Il vescovo Domenico: «nell’amore siamo tutti analfabeti di ritorno»

«Cosa vuol dire amare?» È la domanda cui ha provato a rispondere il vescovo Domenico ragionando sulla figura di san Giovanni Bosco durante mattinata di domenica 31 gennaio. Nel giorno della festa del fondatore delle congregazioni dei Salesiani e delle Figlie di Maria Ausiliatrice, mons. Pompili ha infatti celebrato la Messa nell’omonima parrocchia di Villa Reatina, dopo essere stato accolto da un momento di festa sul sagrato.

E proprio a partire dall’esperienza di don Giovanni Bosco, «che ha rivoluzionato il metodo educativo proprio a partire dall’amore» il vescovo ha preso per mano i fedeli conducendoli alla comprensione dell’«inno all’Agape» scritto da San Paolo nella Prima lettera ai Corinzi.

Gli antichi erano molto più raffinati di noi quando parlavano dell’amore. Noi quando diciamo “fare l’amore” pensiamo ad una cosa sola. Ma gli antichi avevano parole diverse. Ad esempio, per l’amore verso gli animali, usavano un termine; per l’amore tra gli amici usavano un altro termine; per l’amore tra gli innamorai ne usavano un altro ancora; per l’amore di Dio ne usavano un quarto: Agape. È l’amore più radicale: non quello istintivo degli animali, non la filìa degli amici, né l’eros degli innnorati.

«L’Agape è una miscela esplosiva che consente di far sbocciare tutto, di far crescere anche i ragazzi più disperati, di sviluppare anche nelle situazioni più impossibili qualcosa di inedito e di positivo» ha spiegato il vescovo, ricorrendo alle definizioni paoline: «l’Agape non si vanta e non si gonfia: chi veramente ama non si mette troppo in evidenza». L’amore è cioè «normale», come quello dei genitori per i figli: un qualcosa di «talmente ovvio, semplice, quotidiano, che non ce ne rendiamo conto».
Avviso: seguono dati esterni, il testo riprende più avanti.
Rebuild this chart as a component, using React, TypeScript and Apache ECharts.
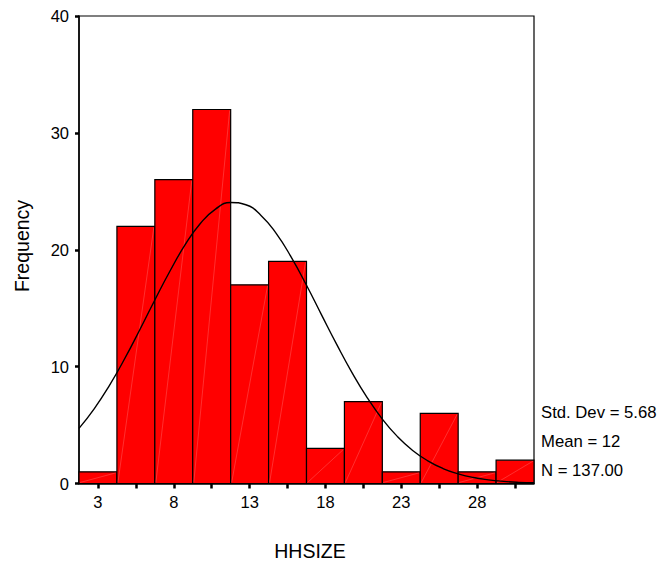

Poi, prosegue Paolo, «L’Agape non cerca il suo interesse». Un atteggiamento che don Domenico ha confrontato a quello del politico che «fa piaceri qua e la per allargare il consenso nella propria base elettorale: Gesù no, non cerca il suo interesse». Una posizione valida in particolar modo per chi educa, perché «non può semplicemente “accontentare”, ma deve essere capace di dire anche “no”, deve essere pronto anche a qualche momento di tensione, e non a negoziare ogni volta tutto».

Da ultimo, secondo Paolo, «l’amore non gode dell’ingiustizia, ma si compiace della verità». Vale a dire che «l’amore non è, come spesso pensiamo, un atto di debolezza, quasi che se amiamo siamo più precari perché ci esponiamo. L’amore nasce sempre da una personalità forte, che ha un tale senso della propria persona da preferire la verità e rifiutare l’ingiustizia». Una dimensione che si conquista «quando sappiamo chi siamo, quello che vogliamo, quando sappiamo dare del “tu” al nostro io più profondo».

«L’Agape – ha concluso il vescovo – è un cammino. In una cosa siamo tutti analfabeti di ritorno: nella capacità di voler bene veramente. Nessuno pensi di essere mai veramente arrivato alla fine, ma di essere sempre tutti in cammino. Questo è il percorso che ci è dato, per essere, come Gesù, in movimento: giovani e adulti, bambini e anziani. Come scriveva in una sua celebre pagina san Giovanni Bosco: “Ricordatevi che l’educazione è cosa di cuore, e che Dio solo ne è il padrone, e noi non potremo riuscire a cosa alcuna, se Dio non ce ne insegna l’arte, e ce ne dà in mano le chiavi”».